Task input:
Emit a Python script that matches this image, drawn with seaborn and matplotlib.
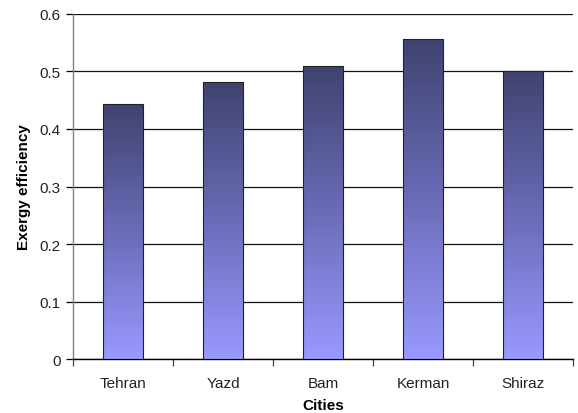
import numpy as np
import pandas as pd
import matplotlib
matplotlib.use("Agg")
import matplotlib.pyplot as plt
import seaborn as sns
from matplotlib.colors import LinearSegmentedColormap

cities = ["Tehran", "Yazd", "Bam", "Kerman", "Shiraz"]
efficiency = [0.443, 0.481, 0.510, 0.556, 0.500]

df = pd.DataFrame({"Cities": cities, "Exergy efficiency": efficiency})

sns.set_style("white")
plt.rcParams["font.family"] = ["Liberation Sans", "DejaVu Sans"]

fig = plt.figure(figsize=(5.78, 4.14), dpi=100)
ax = fig.add_axes([0.127, 0.130, 0.864, 0.834])

sns.barplot(data=df, x="Cities", y="Exergy efficiency", ax=ax, width=0.4,
            color="#9999ff", edgecolor="#222222", linewidth=0.8, zorder=3)

# vertical gradient fill for each bar (dark at top, light at bottom)
cmap = LinearSegmentedColormap.from_list("grad", ["#9999ff", "#6a6cb8", "#40436f"])
grad = np.linspace(0, 1, 256).reshape(-1, 1)
for patch in ax.patches:
    x0, y0 = patch.get_x(), patch.get_y()
    w, h = patch.get_width(), patch.get_height()
    im = ax.imshow(grad, cmap=cmap, aspect="auto", origin="lower",
                   extent=[x0, x0 + w, y0, y0 + h], zorder=3.5)
    im.set_clip_path(patch)
    patch.set_facecolor("none")
    patch.set_zorder(4)

ax.set_xlim(-0.5, 4.5)
ax.set_ylim(0, 0.6)
ax.set_yticks(np.arange(0, 0.61, 0.1))
ax.set_yticklabels(["0", "0.1", "0.2", "0.3", "0.4", "0.5", "0.6"])
ax.yaxis.grid(True, color="#111111", linewidth=0.9, zorder=1)
ax.set_axisbelow(True)

# x ticks at category boundaries
ax.set_xticks(np.arange(-0.5, 5, 1), minor=False)
ax.set_xticklabels([])
ax.set_xticks(np.arange(5), minor=True)
ax.set_xticklabels(cities, minor=True)
ax.tick_params(axis="x", which="major", bottom=True, direction="out", length=5,
               color="#444444", width=0.9)
ax.tick_params(axis="x", which="minor", bottom=True, length=0, pad=12,
               labelsize=11, labelcolor="#222222")
ax.tick_params(axis="y", left=True, direction="out", length=5, color="#000000",
               width=0.9, labelsize=11, labelcolor="#222222", pad=4)

for s in ["top", "right"]:
    ax.spines[s].set_visible(False)
ax.spines["left"].set_color("#808080")
ax.spines["bottom"].set_color("#000000")
ax.spines["left"].set_linewidth(1.0)
ax.spines["bottom"].set_linewidth(1.0)

ax.set_xlabel("Cities", fontsize=11, fontweight="bold", labelpad=6, color="#000000")
ax.set_ylabel("Exergy efficiency", fontsize=11, fontweight="bold", labelpad=6,
              color="#000000")

fig.savefig("out.png", dpi=100)
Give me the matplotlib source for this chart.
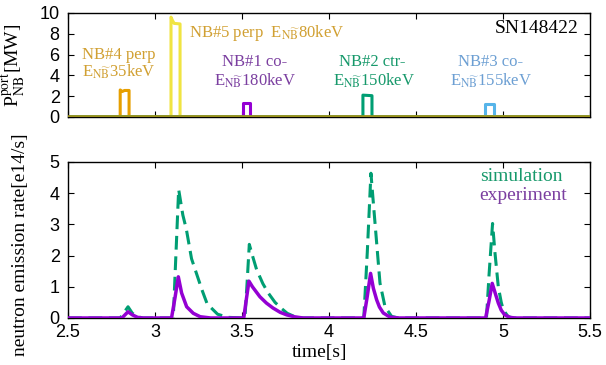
import numpy as np
import matplotlib
matplotlib.use("Agg")
import matplotlib.pyplot as plt

plt.rcParams['font.family'] = ['Liberation Serif', 'DejaVu Serif']
plt.rcParams['mathtext.fontset'] = 'stix'

# --- NBI port-through power [MW] (rectangular pulses) ---
nb4_t = [2.5, 2.800, 2.800, 2.812, 2.825, 2.851, 2.851, 5.5]
nb4_p = [0.0, 0.0, 2.60, 2.45, 2.55, 2.55, 0.0, 0.0]
nb5_t = [2.5, 3.092, 3.092, 3.100, 3.110, 3.144, 3.144, 5.5]
nb5_p = [0.0, 0.0, 9.60, 9.30, 9.00, 8.95, 0.0, 0.0]
nb1_t = [2.5, 3.506, 3.506, 3.546, 3.546, 5.5]
nb1_p = [0.0, 0.0, 1.35, 1.35, 0.0, 0.0]
nb2_t = [2.5, 4.195, 4.195, 4.247, 4.247, 5.5]
nb2_p = [0.0, 0.0, 2.10, 2.05, 0.0, 0.0]
nb3_t = [2.5, 4.896, 4.896, 4.948, 4.948, 5.5]
nb3_p = [0.0, 0.0, 1.25, 1.25, 0.0, 0.0]

# --- neutron emission rate [e14/s] ---
sim_t = [2.5, 2.80, 2.845, 2.87, 2.90, 2.93,
         3.105, 3.12, 3.136, 3.16, 3.18, 3.21, 3.24, 3.27, 3.30, 3.36, 3.42,
         3.517, 3.53, 3.542, 3.56, 3.584, 3.62, 3.651, 3.69, 3.728, 3.76, 3.80, 3.85,
         4.20, 4.22, 4.241, 4.255, 4.274, 4.293, 4.322, 4.36, 4.40,
         4.905, 4.92, 4.94, 4.954, 4.973, 4.99, 5.002, 5.03, 5.06, 5.5]
sim_v = [0.0, 0.0, 0.36, 0.15, 0.04, 0.0,
         0.0, 2.0, 4.12, 3.30, 2.85, 1.90, 1.40, 0.90, 0.45, 0.12, 0.02,
         0.0, 1.20, 2.36, 2.00, 1.55, 1.10, 0.80, 0.50, 0.30, 0.15, 0.05, 0.0,
         0.0, 2.10, 4.64, 3.68, 2.40, 1.12, 0.36, 0.05, 0.0,
         0.0, 1.40, 3.03, 2.08, 1.00, 0.50, 0.26, 0.04, 0.0, 0.0]
exp_t = [2.5, 2.81, 2.845, 2.87, 2.90, 2.93,
         3.095, 3.115, 3.134, 3.153, 3.182, 3.22, 3.26, 3.32,
         3.51, 3.525, 3.54, 3.56, 3.603, 3.64, 3.678, 3.72, 3.757, 3.80, 3.85,
         4.20, 4.22, 4.239, 4.255, 4.274, 4.29, 4.312, 4.35, 4.40,
         4.90, 4.92, 4.938, 4.955, 4.973, 4.99, 5.01, 5.04, 5.07, 5.5]
exp_v = [0.0, 0.0, 0.20, 0.10, 0.02, 0.0,
         0.0, 0.65, 1.32, 0.80, 0.36, 0.15, 0.04, 0.0,
         0.0, 0.60, 1.18, 1.00, 0.68, 0.48, 0.32, 0.18, 0.10, 0.04, 0.0,
         0.0, 0.70, 1.43, 0.95, 0.58, 0.35, 0.16, 0.03, 0.0,
         0.0, 0.55, 1.11, 0.80, 0.48, 0.25, 0.10, 0.02, 0.0, 0.0]

xticks = [2.5, 3, 3.5, 4, 4.5, 5, 5.5]
xticklabels = ['2.5', '3', '3.5', '4', '4.5', '5', '5.5']

fig = plt.figure(figsize=(6.06, 3.65), dpi=100)
ax1 = fig.add_axes([0.1122, 0.6795, 0.8614, 0.2849])
ax2 = fig.add_axes([0.1122, 0.1288, 0.8614, 0.4274])

for ax in (ax1, ax2):
    ax.tick_params(direction='in', top=True, right=True, length=4, width=0.8,
                   labelsize=13, labelfontfamily='Liberation Sans')
    ax.set_xlim(2.5, 5.5)
    ax.set_xticks(xticks)
    for s in ax.spines.values():
        s.set_linewidth(1.0)

# top panel : NB power
ax1.plot(nb4_t, nb4_p, color='#e69f00', lw=2.2, zorder=2)
ax1.plot(nb5_t, nb5_p, color='#f0e442', lw=2.2, zorder=2)
ax1.plot(nb1_t, nb1_p, color='#9400d3', lw=2.2, zorder=2)
ax1.plot(nb2_t, nb2_p, color='#009e73', lw=2.2, zorder=2)
ax1.plot(nb3_t, nb3_p, color='#56b4e9', lw=2.2, zorder=2)
ax1.axhline(0, color='#9a8f1c', lw=2.6, zorder=3)
ax1.set_ylim(0, 10)
ax1.set_yticks([0, 2, 4, 6, 8, 10])
ax1.set_xticklabels([])
ax1.tick_params(axis='y', pad=6)
ax1.set_ylabel(r'P$_{\rm NB}^{\rm port}$[MW]', fontsize=14)
ax1.yaxis.set_label_coords(-0.078, 0.5)

ax1.text(2.793, 6.0, 'NB#4 perp', color='#d1a032', fontsize=12, ha='center', va='center')
ax1.text(2.793, 4.3, r'E$_{\rm N\widetilde{B}}$35keV', color='#d1a032', fontsize=12, ha='center', va='center')
ax1.text(3.64, 8.1, r'NB#5 perp  E$_{\rm N\widetilde{B}}$80keV', color='#d1a032', fontsize=12, ha='center', va='center')
ax1.text(3.57, 5.3, 'NB#1 co-', color='#7b3fa0', fontsize=12, ha='center', va='center')
ax1.text(3.575, 3.5, r'E$_{\rm N\widetilde{B}}$180keV', color='#7b3fa0', fontsize=12, ha='center', va='center')
ax1.text(4.25, 5.3, 'NB#2 ctr-', color='#17996b', fontsize=12, ha='center', va='center')
ax1.text(4.26, 3.5, r'E$_{\rm N\widetilde{B}}$150keV', color='#17996b', fontsize=12, ha='center', va='center')
ax1.text(4.93, 5.3, 'NB#3 co-', color='#6c9fd3', fontsize=12, ha='center', va='center')
ax1.text(4.93, 3.5, r'E$_{\rm N\widetilde{B}}$155keV', color='#6c9fd3', fontsize=12, ha='center', va='center')
ax1.text(0.979, 0.85, 'SN148422', transform=ax1.transAxes, fontsize=14, ha='right', va='center')

# bottom panel : neutron emission
ax2.plot(sim_t, sim_v, color='#009e73', lw=2.2, dashes=(4.5, 2.2), zorder=2)
ax2.plot(exp_t, exp_v, color='#9400d3', lw=2.5, zorder=3)
ax2.set_ylim(0, 5)
ax2.set_yticks([0, 1, 2, 3, 4, 5])
ax2.set_xticklabels(xticklabels)
ax2.tick_params(axis='y', pad=6)
ax2.tick_params(axis='x', pad=4)
ax2.set_ylabel('neutron emission rate[e14/s]', fontsize=14)
ax2.yaxis.set_label_coords(-0.075, 0.47)
fig.text(0.528, 0.035, 'time[s]', fontsize=14, ha='center', va='center')

ax2.text(4.866, 4.52, 'simulation', color='#17996b', fontsize=14, ha='left', va='center')
ax2.text(4.866, 3.92, 'experiment', color='#7b3fa0', fontsize=14, ha='left', va='center')

fig.savefig('out.png', dpi=100)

What the task asks: Copy nothing but the lines from the first one in the listing through the line with "patch.set_zorder(4)", and omit the pictures.

Correct answer:
Emit a Python script that matches this image, drawn with seaborn and matplotlib.
import numpy as np
import pandas as pd
import matplotlib
matplotlib.use("Agg")
import matplotlib.pyplot as plt
import seaborn as sns
from matplotlib.colors import LinearSegmentedColormap

cities = ["Tehran", "Yazd", "Bam", "Kerman", "Shiraz"]
efficiency = [0.443, 0.481, 0.510, 0.556, 0.500]

df = pd.DataFrame({"Cities": cities, "Exergy efficiency": efficiency})

sns.set_style("white")
plt.rcParams["font.family"] = ["Liberation Sans", "DejaVu Sans"]

fig = plt.figure(figsize=(5.78, 4.14), dpi=100)
ax = fig.add_axes([0.127, 0.130, 0.864, 0.834])

sns.barplot(data=df, x="Cities", y="Exergy efficiency", ax=ax, width=0.4,
            color="#9999ff", edgecolor="#222222", linewidth=0.8, zorder=3)

# vertical gradient fill for each bar (dark at top, light at bottom)
cmap = LinearSegmentedColormap.from_list("grad", ["#9999ff", "#6a6cb8", "#40436f"])
grad = np.linspace(0, 1, 256).reshape(-1, 1)
for patch in ax.patches:
    x0, y0 = patch.get_x(), patch.get_y()
    w, h = patch.get_width(), patch.get_height()
    im = ax.imshow(grad, cmap=cmap, aspect="auto", origin="lower",
                   extent=[x0, x0 + w, y0, y0 + h], zorder=3.5)
    im.set_clip_path(patch)
    patch.set_facecolor("none")
    patch.set_zorder(4)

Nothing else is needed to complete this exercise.